Time is one resource I have grown to appreciate as I grew older. I grew up in those homes where a holiday was travelling to my grandma’s and my uncle’s and cousins would bring their kids along. Over time it became a norm and I would always say to myself, “When I’m done with school and get my own job, I’m done with this!” Those were honest thoughts from a child and I would openly let my mother know how I felt.
A few years into university, I would find myself asking my relatives when we’d be going home. One thing I have come to appreciate in adulthood is growth. I have progressed both in age and maturity and with different interactions; I realize I’ve had it good. Do you know how many people would have wanted to know their relatives, let alone spend time with them? I always make a point of meeting with my relatives at least once a week and we’ve grown to look at each other as one.
Why did I choose to write this today? Well, a very good friend of mine suffered a loss this week. This is a guy I trusted with my money in high school and even to date we still keep in contact and he’s a brother to me. He lost his father and I can’t put into words what he felt because I know he adored his father and so did those of us who got a chance to meet him. I last saw him in December at Pete’s graduation party and you could tell this was a man proud of his son.

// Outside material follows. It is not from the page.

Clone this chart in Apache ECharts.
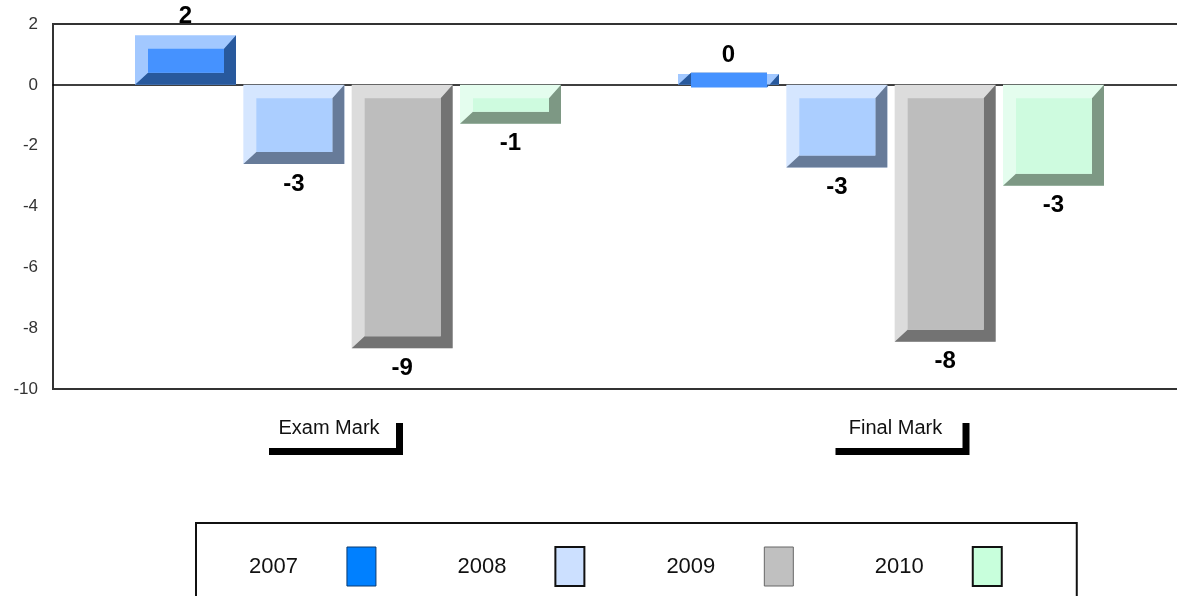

I’ll share with you what a very wise man once shared with me, “Emotion has no logic.” You can never rationalize what anyone feels and how they react to loss. This is probably the hardest time for anyone when you know you have to say goodbye and it’s the final time. Society has made us believe that men shouldn’t cry. I suffer from this misconception and that is what pushed me to writing. I found solace in pouring my soul on a pad at first and now my blog is my napkin, soaking in all my emotions.
There’s no logical way to dealing with a loss. If crying gets the pain off your chest, cry. There’s no weakness in emotion. It only shows you’re capable of love, which makes you a human. I don’t know how my brother is dealing with his pain but I know he’ll get through it. I’m not going to be religious and say he’s in a better place.

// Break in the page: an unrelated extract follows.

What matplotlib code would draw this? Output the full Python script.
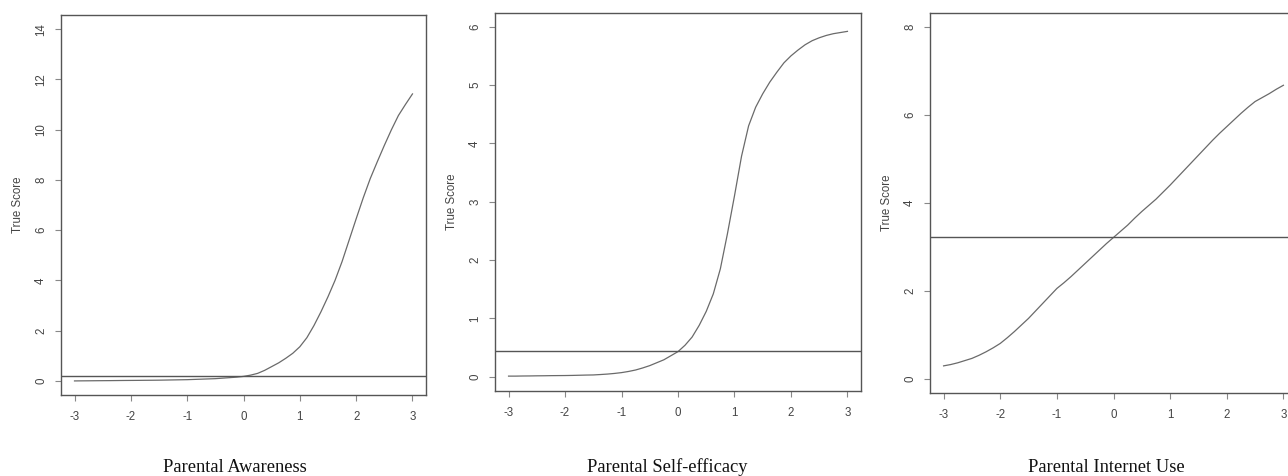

The best place to be is with the people that love you and that is at home. I’ve experienced my losses before and I’ve always found a way to deal with the pain depending on the intensity of the loss. No two people will ever experience the same emotions even if they share a loss. It is all relative to the relationship and affinity you had towards the person you’ve lost.
All I can say is time is what you have. You have time to grieve. Let out the emotions of losing a man that meant the world to you. Let nobody tell you to be strong. Take your time and come to terms with the situation. Take time to remember everything you learnt from him and appreciate every minute you spent with him supporting different London clubs.
Remember every moment he would come to Moi Forces Academy to visit you and support you when Chemistry and Math had us for breakfast, break, lunch and dinner. Remember how proud he was when he delivered a speech during your graduation and the look in his eyes when his little boy became a man academically. Take your time to fetch all the good memories because there are more of the good memories than the sad ones.
Take time to plan ahead and know you have to make your own shoes and not try to fit in to his shoes. This is the time to apply every life lesson the old man taught you. Time is all you have now to make your dad more proud than you already have. This is the time we come in as friends and let you know your loss is our loss.
You only have time Pete. This is the time to do deal with what is happening in your life right now; time to do emulate Mr. Romanus and be the man we’ve always known you to be. I can never fully comprehend what you feel but I know what you’re capable of and you can only come back ready to conquer the world.
I’m sorry for the loss of your old man and pass my heartfelt condolences to you, Bella, your elder sisters, mother and family.